The National Labor School (ENS), Colombia’s leading labor rights NGO, continues to report killings of trade unionists. As of September 2014, the special prosecutorial unit dedicated to anti-union violence had opened investigations into more than 110 cases of trade unionist killings committed since 2009, but obtained convictions in just 9 of them.
The Inspector-General’s Office continued its disciplinary investigation against Congressman Iván Cepeda, a prominent victim’s rights advocate, for collecting information about possible paramilitary abuses and submitting it to justice authorities. The investigation, which relates to Congressman Cepeda’s interviews of ex-paramilitaries about former President Uribe’s alleged ties to paramilitaries, appears to be entirely unfounded and could have a chilling effect on others who seek accountability for human rights abuses.

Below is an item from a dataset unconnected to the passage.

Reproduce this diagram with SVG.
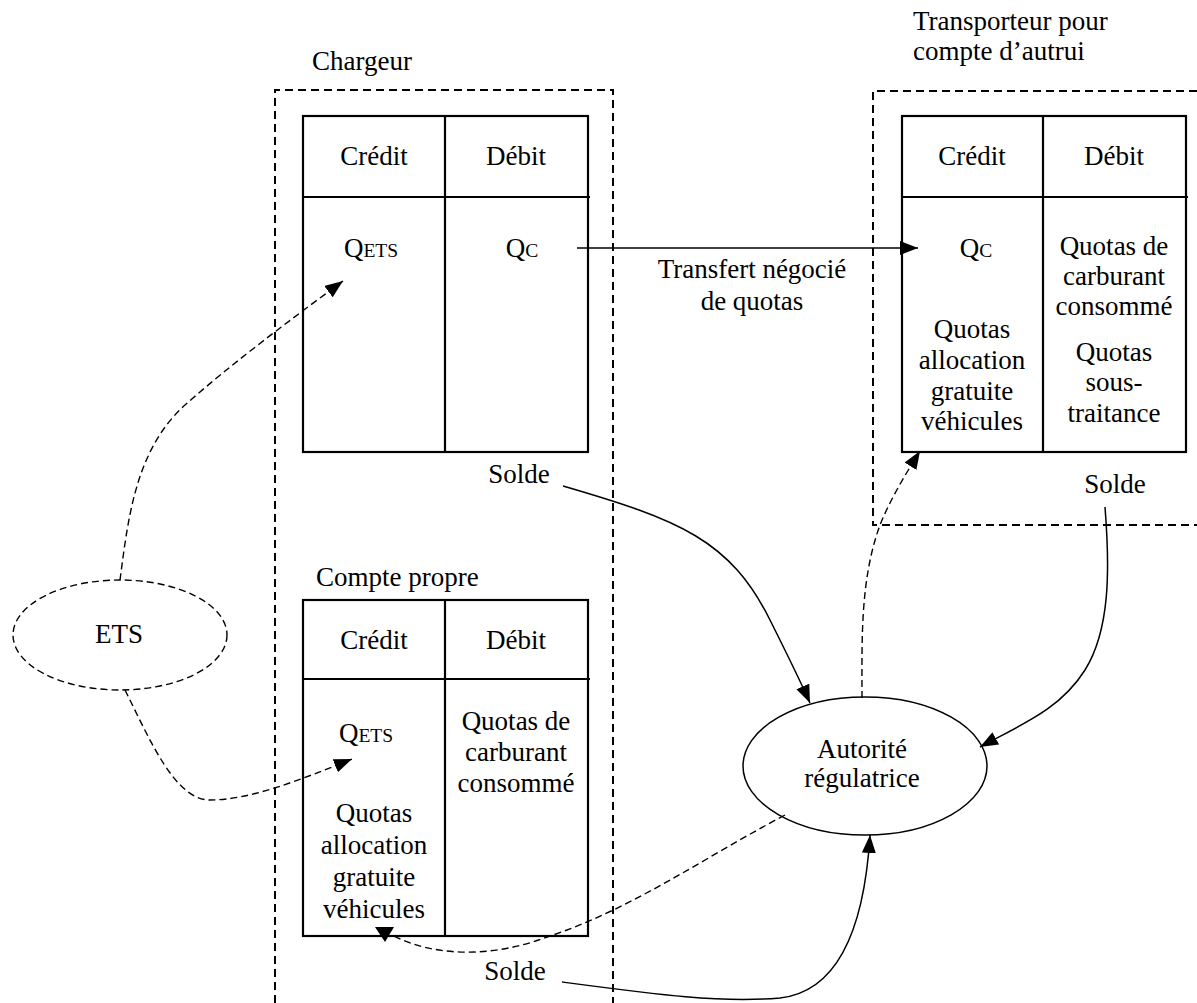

The Interior Ministry runs a protection program that covers thousands of at-risk members of vulnerable groups, including human rights defenders, trade unionists, and journalists.
Key International Actors
The United States remains the most influential foreign actor in Colombia. In 2014, it provided approximately US$225 million in military and police aid, and $165 million in humanitarian and development aid. A portion of US military aid is subject to human rights conditions, including a requirement that civilian authorities investigate and try all alleged human rights violations. In September 2014, the State Department certified that Colombia met these conditions, despite the government’s continued promotion of legislation that would place human rights crimes in military courts, and the recent transfer of some such cases to the military justice system. The State Department justified its decision by saying that human rights cases are “generally” prosecuted in civilian courts, even though the condition requires that such crimes be subject “only” to civilian jurisdiction.
In August, the Inter-American Commission on Human Rights published an extensive report on Colombia, which raised serious concerns over the Legal Framework for Peace and military justice system reforms, among other issues.
The office of the prosecutor (OTP) of the International Criminal Court (ICC) continues to monitor local investigations into crimes that may fall within the ICC’s jurisdiction. In November 2013, the OTP reported that there is reason to believe that false positives were committed “pursuant to a policy adopted at least at the level of certain brigades within the armed forces,” and that it was continuing to analyze whether the policy extended to higher-level state officials.